Big business gets into bed with Earth Summit

YOU’D be forgiven for thinking the vast campus where Government officials have gathered in Johannesburg is more a trade convention than a summit to save the world.

Big business gets into bed with Earth Summit

Silver BMWs are on display outside the Earth Summit convention centre, telling delegates about the company’s “responsible” energy polices.

Around town, big-screen TVs beam a continuous series of interviews delivering the message that business investment is helping to raise living standards while protecting the environment.

Corporate groups are also hosting their own press conferences, just a stone’s throw away from a media centre sponsored by computer firm Hewlett-Packard.

All these snapshots of the Earth Summit are examples of an increasing closeness between the UN and big business on display.

And chances are that when delegates head home next week, the relationship with big business in tackling environmental issues will be greater than ever.

Governments are due to announce a series of partnerships with businesses and communities in developing countries. Led by the US, they will promote partnerships worth millions of dollars as a means to help economic development and preserve the environment.

To its supporters it is a sign the UN is finally ready to accept that the best way to help the developing world in the long term is to make it a reliable place to earn a few bucks.

But to many environmental groups, it is a sign the UN has finally raised the white flag and abdicated its role as a global social watchdog in the face of pressure from big business.

But all sides realise something went seriously wrong over the last 10 years as the targets governments set for themselves at the Earth Summit in Rio de Janeiro in 1992 went unmet.

That meeting led to the Kyoto global warming treaty, where signatories agreed to reduce carbon dioxide emissions. But that treaty is effectively dead in the water as the biggest polluter of them all, the US, won’t sign it.

Something has to give. And organisers of this summit are determined not to see its aims torpedoed again.

The US is pushing the idea of public private partnerships as a practical step towards sustainable development.

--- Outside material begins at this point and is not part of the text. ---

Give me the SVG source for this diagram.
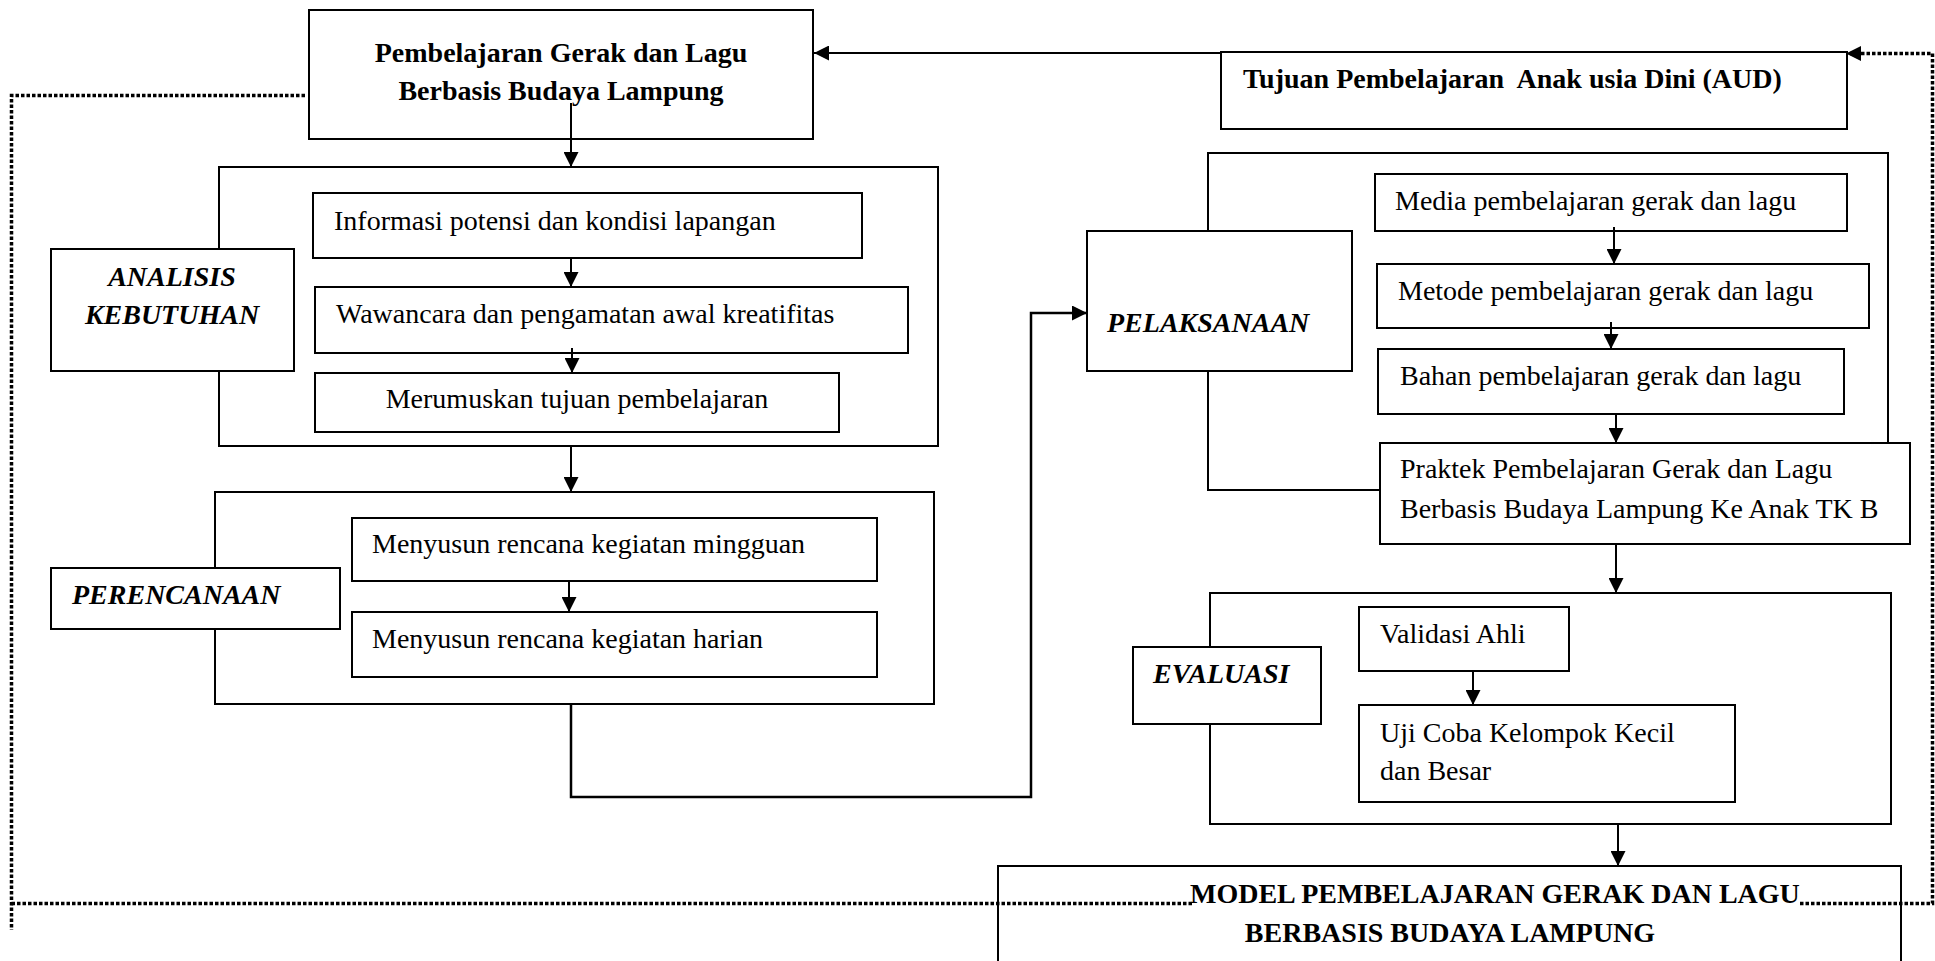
<svg xmlns="http://www.w3.org/2000/svg" width="1935" height="961" viewBox="0 0 1935 961">
<style>
.box{fill:#fff;stroke:#000;stroke-width:2}
.frame{fill:none;stroke:#000;stroke-width:2}
.con{fill:none;stroke:#000;stroke-width:2}
.dot{fill:none;stroke:#000;stroke-width:3.5;stroke-dasharray:3.5 2}
text{font-family:"Liberation Serif","Times New Roman",serif;font-size:28px;fill:#000;white-space:pre}
.b{font-weight:bold}
.bi{font-weight:bold;font-style:italic}
.c{text-anchor:middle}
</style>
<defs>
<marker id="ah" viewBox="0 0 15 15" refX="15" refY="7.5" markerWidth="15" markerHeight="15" orient="auto" markerUnits="userSpaceOnUse">
<path d="M0,0 L15,7.5 L0,15 z" fill="#000"/>
</marker>
</defs>

<g id="frames">
<rect class="frame" x="219" y="167" width="719" height="279"/>
<rect class="frame" x="215" y="492" width="719" height="212"/>
<path class="frame" d="M1380,490 L1208,490 L1208,153 L1888,153 L1888,443"/>
<rect class="frame" x="1210" y="593" width="681" height="231"/>
</g>

<g id="connectors">
<path class="con" d="M1221,53 L814,53" marker-end="url(#ah)"/>
<path class="con" d="M571,103 L571,167" marker-end="url(#ah)"/>
<path class="con" d="M571,258 L571,287" marker-end="url(#ah)"/>
<path class="con" d="M572,348 L572,373" marker-end="url(#ah)"/>
<path class="con" d="M571,446 L571,492" marker-end="url(#ah)"/>
<path class="con" d="M569,579 L569,612" marker-end="url(#ah)"/>
<path class="con" d="M571,704 L571,797 L1031,797 L1031,313 L1087,313" style="stroke-width:2.5" marker-end="url(#ah)"/>
<path class="con" d="M1614,227 L1614,264" marker-end="url(#ah)"/>
<path class="con" d="M1611,322 L1611,349" marker-end="url(#ah)"/>
<path class="con" d="M1616,414 L1616,443" marker-end="url(#ah)"/>
<path class="con" d="M1616,544 L1616,593" marker-end="url(#ah)"/>
<path class="con" d="M1473,671 L1473,705" marker-end="url(#ah)"/>
<path class="con" d="M1618,824 L1618,866" marker-end="url(#ah)"/>
<path class="dot" d="M305,95.5 L11.5,95.5 L11.5,930"/>
<path class="dot" d="M11.5,903.5 L1194,903.5"/>
<path class="dot" d="M1800,903.5 L1932.5,903.5 L1932.5,53.5 L1846,53.5" marker-end="url(#ah)"/>
</g>

<g id="n-top">
<rect class="box" x="309" y="10" width="504" height="129"/>
<text class="b c" x="561" y="62">Pembelajaran Gerak dan Lagu</text>
<text class="b c" x="561" y="100">Berbasis Budaya Lampung</text>
</g>
<line class="con" x1="571" y1="103" x2="571" y2="139"/>

<g id="n-tujuan">
<rect class="box" x="1221" y="52" width="626" height="77"/>
<text class="b" x="1243" y="88">Tujuan Pembelajaran  Anak usia Dini (AUD)</text>
</g>

<g id="n-analisis">
<rect class="box" x="51" y="249" width="243" height="122"/>
<text class="bi c" x="172" y="286">ANALISIS</text>
<text class="bi c" x="172" y="324">KEBUTUHAN</text>
</g>
<g id="n-info">
<rect class="box" x="313" y="193" width="549" height="65"/>
<text x="334" y="230">Informasi potensi dan kondisi lapangan</text>
</g>
<g id="n-wawancara">
<rect class="box" x="315" y="287" width="593" height="66"/>
<text x="336" y="323">Wawancara dan pengamatan awal kreatifitas</text>
</g>
<line class="con" x1="572" y1="348" x2="572" y2="356"/>
<g id="n-merumuskan">
<rect class="box" x="315" y="373" width="524" height="59"/>
<text class="c" x="577" y="408">Merumuskan tujuan pembelajaran</text>
</g>

<g id="n-perencanaan">
<rect class="box" x="51" y="568" width="289" height="61"/>
<text class="bi" x="72" y="604">PERENCANAAN</text>
</g>
<g id="n-mingguan">
<rect class="box" x="352" y="518" width="525" height="63"/>
<text x="372" y="553">Menyusun rencana kegiatan mingguan</text>
</g>
<g id="n-harian">
<rect class="box" x="352" y="612" width="525" height="65"/>
<text x="372" y="648">Menyusun rencana kegiatan harian</text>
</g>

<g id="n-pelaksanaan">
<rect class="box" x="1087" y="231" width="265" height="140"/>
<text class="bi" x="1107" y="332">PELAKSANAAN</text>
</g>
<g id="n-media">
<rect class="box" x="1375" y="174" width="472" height="57"/>
<text x="1395" y="210">Media pembelajaran gerak dan lagu</text>
</g>
<line class="con" x1="1614" y1="227" x2="1614" y2="232"/>
<g id="n-metode">
<rect class="box" x="1377" y="264" width="492" height="64"/>
<text x="1398" y="300">Metode pembelajaran gerak dan lagu</text>
</g>
<line class="con" x1="1611" y1="322" x2="1611" y2="329"/>
<g id="n-bahan">
<rect class="box" x="1378" y="349" width="466" height="65"/>
<text x="1400" y="385">Bahan pembelajaran gerak dan lagu</text>
</g>
<g id="n-praktek">
<rect class="box" x="1380" y="443" width="530" height="101"/>
<text x="1400" y="478">Praktek Pembelajaran Gerak dan Lagu</text>
<text x="1400" y="518">Berbasis Budaya Lampung Ke Anak TK B</text>
</g>

<g id="n-evaluasi">
<rect class="box" x="1133" y="647" width="188" height="77"/>
<text class="bi" x="1153" y="683">EVALUASI</text>
</g>
<g id="n-validasi">
<rect class="box" x="1359" y="607" width="210" height="64"/>
<text x="1380" y="643">Validasi Ahli</text>
</g>
<g id="n-ujicoba">
<rect class="box" x="1359" y="705" width="376" height="97"/>
<text x="1380" y="742">Uji Coba Kelompok Kecil</text>
<text x="1380" y="780">dan Besar</text>
</g>

<g id="n-model">
<rect class="frame" x="998" y="866" width="903" height="120"/>
<text class="b" x="1190" y="903">MODEL PEMBELAJARAN GERAK DAN LAGU</text>
<text class="b c" x="1450" y="942">BERBASIS BUDAYA LAMPUNG</text>
</g>
</svg>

They controversially propose redirecting funds from existing programmes and funds to new schemes meant to meet the summit’s goal of halving poverty by 2015.

The summit’s UN organisers welcome the schemes as potentially important innovations, but are cautious not to place too much emphasis on them just yet.

But environmentalists fear they will merely provide an excuse for governments to dodge such responsibilities as affordable drinking water or electricity.

“Multinationals are unfit to deliver water to the world,” said environmental group Friends of the Earth, in a statement.

And they have a point. Globalisation and the free markets stand accused of lining the pockets of the rich and failing to produce any trickle-down benefits for the poor.

It will some time before environmentalists and big business trust each other.